A quick peek inside the Secretary of State's flat - now available for use by a Plaid Deputy Minister - before I leave Cathays Park. Retro wallpaper, a vintage Ercol table, an ironing board leaning against the kitchen wall and a Plaid politician admitting that when he made it inside, he very, very nearly punched the air.

Oh and those who in July do wed? Must labour for their daily bread, apparently.


Betsan Powys | 07:19 UK time, Wednesday, 2 July 2008


Perhaps you live in a street of around sixty people.

Perhaps you work with around sixty colleagues, some of whom you know well and have a drink with after work sometimes; others you nod to in the corridor but know very little about. They're only around for a few years and then they're gone. Some you'll miss, some you won't.

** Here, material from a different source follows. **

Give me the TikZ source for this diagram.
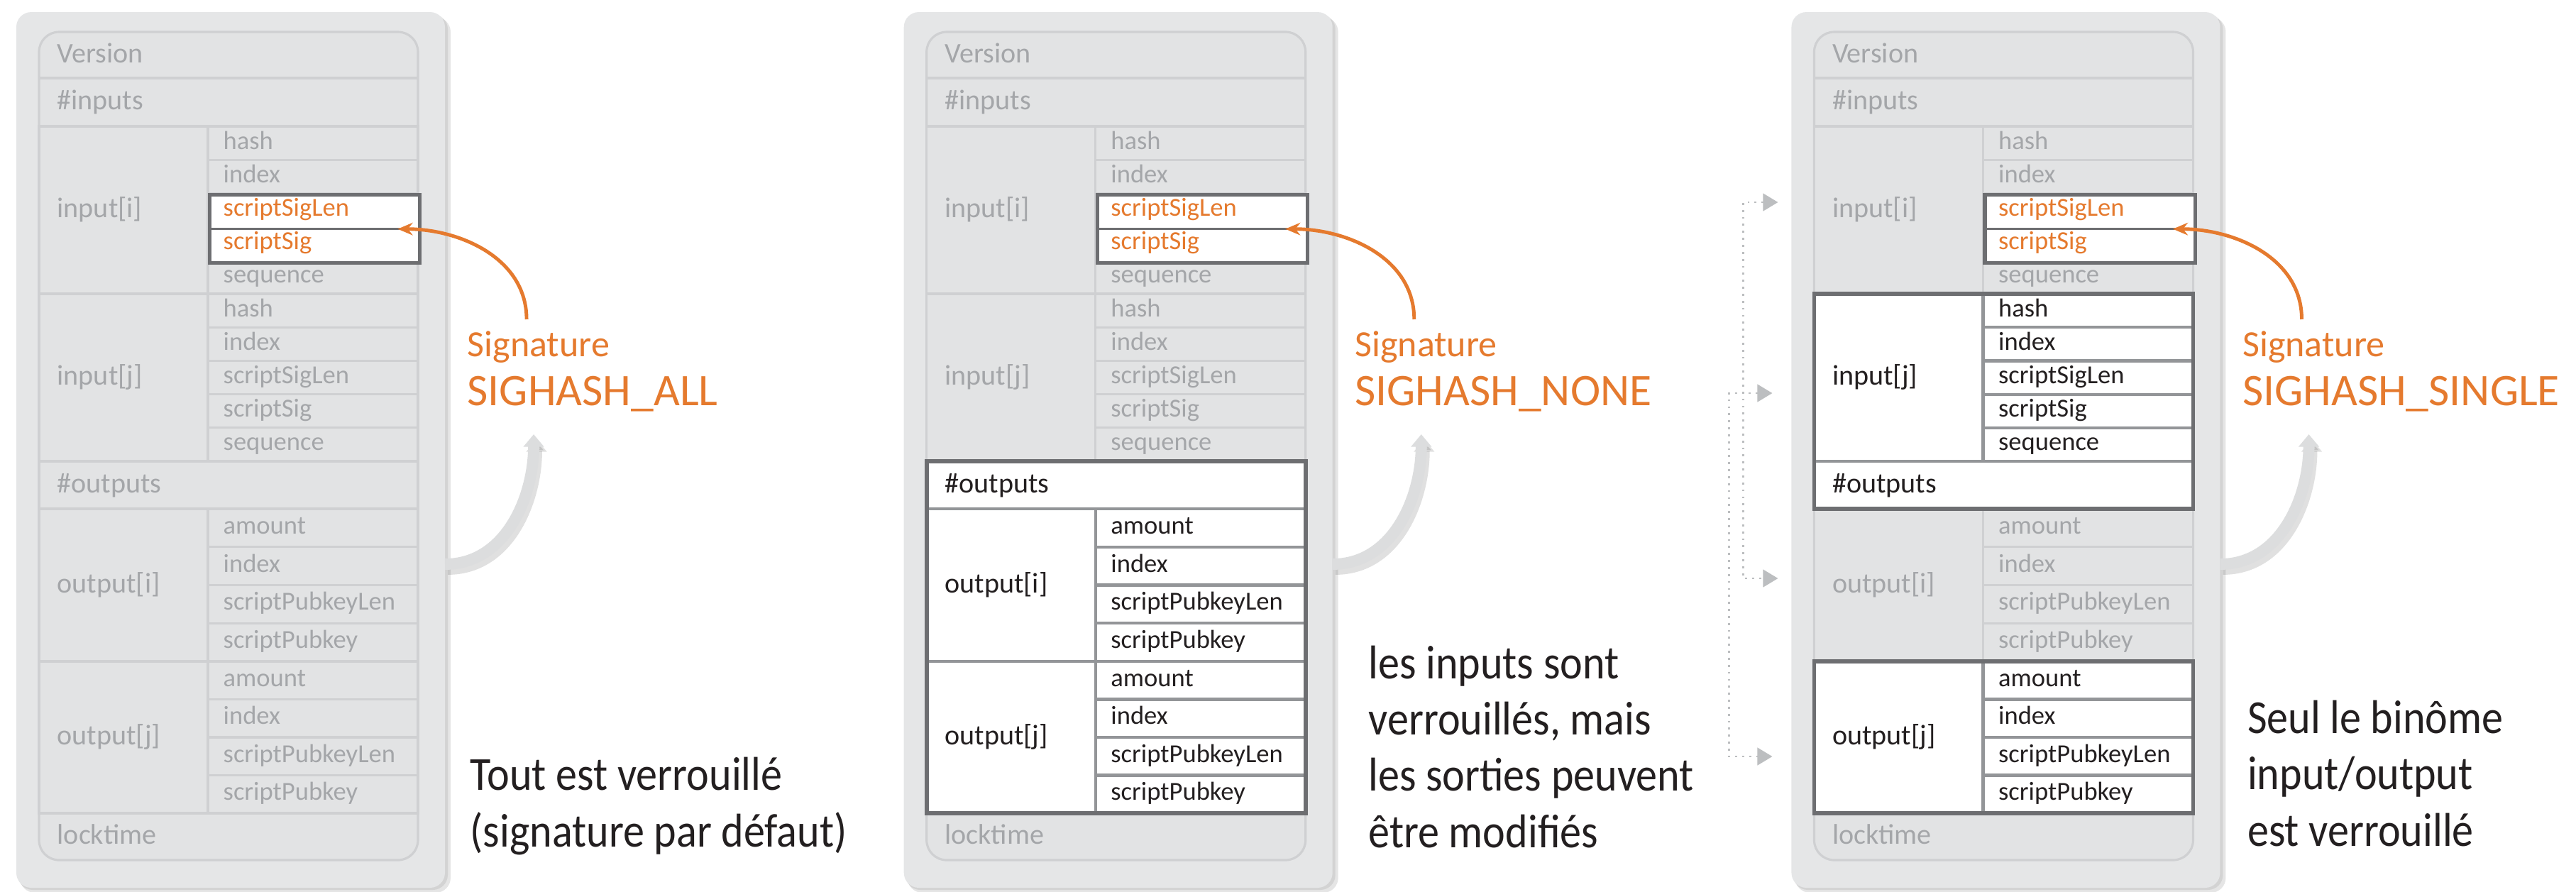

Perhaps you're an Assembly Member sitting at your desk this morning and reading that three of your colleagues have chosen to respond to an anonymous questionnaire about domestic and sexual violence, a short questionnaire sent just to all sixty AMs to coincide with a far wider-ranging survey of students in colleges and universities across Wales.

If you are an AM you probably didn't respond to it. You might not have had time. Perhaps you had nothing to record. Perhaps you did but didn't want to in a survey of just sixty people. It's anonymous you're told but all the same, you may not have wanted to be drawn into a numbers game. You're one out of just sixty.

Eight did respond; seven women and one man. And when you read that three of your colleagues have revealed anonymously to Plaid Cymru AM Nerys Evans that they have been raped, you'll probably be shocked.

When you read that 64% of the students that responded to the Amnesty/NUS survey say they know women whose boyfriends or partners have hit them, you'll be less surprised somehow. And when you read that 41% know women whose boyfriends or partners have coerced or pressurised them into sex - again, you'll probably carry on reading without pausing too long.

Would that story have made it into the headlines? Probably not.

But that three of your colleagues say they've been raped?

That'll probably make you, make most of us stop for a second. And that will make it into the headlines.

That is the point, of course. Nerys Evans, who at the Senedd today launches the larger, wider-ranging, more informative and reliable survey about students and their attitudes to women and domestic or sexual violence wanted to show that it's far more prevalent than you might think. That none of the three AMs reported what happened to them to the police 'chimes' says Nerys Evans, with the wider picture of women from all walks of life who tend not to report what's happened to them, who aren't sure how to deal with what's happened to them.

That's why she's decided to put her sixty colleagues under scrutiny, why she's revealed what the eight who responded told her.

As they sit at their desks this morning I wonder how the fifty-two who didn't respond - but who are part of the sixty and therefore part of the story - will respond to this morning's headline that three of them have been raped.